American Indian College Fund announces 2008-09 fellows

Staff reports
2/27/09

DENVER  – The American Indian College Fund named academic year 2008-09 fellows Carmelita Lamb and Michael D. Tosee under The Andrew W. Mellon Career Enhancement Program. Fellows receive a $30,000 sabbatical fellowship with additional funding for research-related travel, with the purpose of increasing the intellectual capital among faculty at the 32 accredited tribal colleges and universities. In existence since 2004, the program has funded 15 Ph.D. candidates to date.

Lamb, Lipan Apache, has resided in North Dakota for 29 years and teaches in various disciplines at Turtle Mountain Community College. She is the project director for Native Ways of Knowing – Secondary Science Teacher Education, a program sponsored by the National Science Foundation. Lamb is a doctoral candidate in education at North Dakota State University under the advisement of Dr. Myron Eighmy. Her dissertation is about the cohort model learning community and how to implement best practices in teacher education and student retention in tribal colleges, focusing on American Indian student retention in professional degree programs offered in a tribal institution of higher education.

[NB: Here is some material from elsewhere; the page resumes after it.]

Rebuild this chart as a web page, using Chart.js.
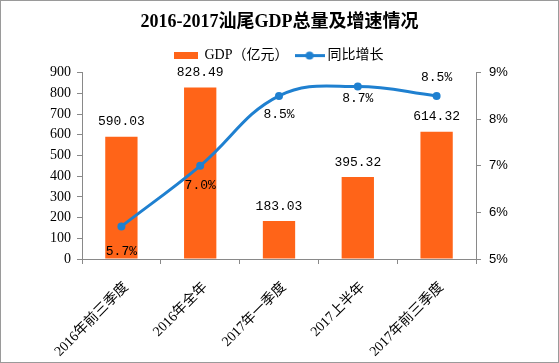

“Tribal colleges and universities have been contributing to the higher education needs of Native American students for over 30 years, yet very little is actually known about these culturally rich learning environments in mainstream institutions of higher education,” Lamb said. “Preliminary findings from this study describe a remarkable similarity between TCUs and mainstream institutions of higher education in their approach to knowledge building constructs like learning communities. Of even greater interest is the crucial role that student cultural identity plays in the overall theme of the cohort model learning community in a tribal college.”

She said her study may be useful for tribal institutions seeking to develop four-year professional degree programs like teacher education, while including a cohort model learning community to foster Native American student success. Other applications of Lamb’s findings could be in future tribal college funding proposals targeted to agencies that direct a chain of accountability linked to empirical research.

Tosee, Comanche, has taught at Haskell Indian Nations University in Lawrence, Kan. for the past 17 years. In 1994 Haskell began a four-year degree program by offering American Indian Studies as one of four baccalaureate degree programs. Tosee has been a member of the American Indian Studies program since that time, teaching History of American Indian Leaders, Past and Present and the American Indian Experience: A Twentieth Century History.

In 1995, Tosee began to compile American Indian elder interviews to complement his research. He has conducted 250 interviews about various 20th century American history topics, which he will use in his dissertation giving a 20th century historical review of the Comanche warrior ethic. He is a doctoral candidate at the University of Kansas under the mentorship of Dr. Rita Napier.

“I have such a keen interest in discussing, teaching and writing about the role American Indians played in 20th century American History, but what keeps me motivated to work in this area, interviewing elders, reading, writing and researching this period of history is because of my appreciation for my grandparents,” Tosee said. “It is from the relationship with my grandparents that I have shaped my life; to value one’s existence as if it were a gift. My effort to develop a 20th century American Indian history is an effort to give something back for the generosity and kindness my grandparents showed me.”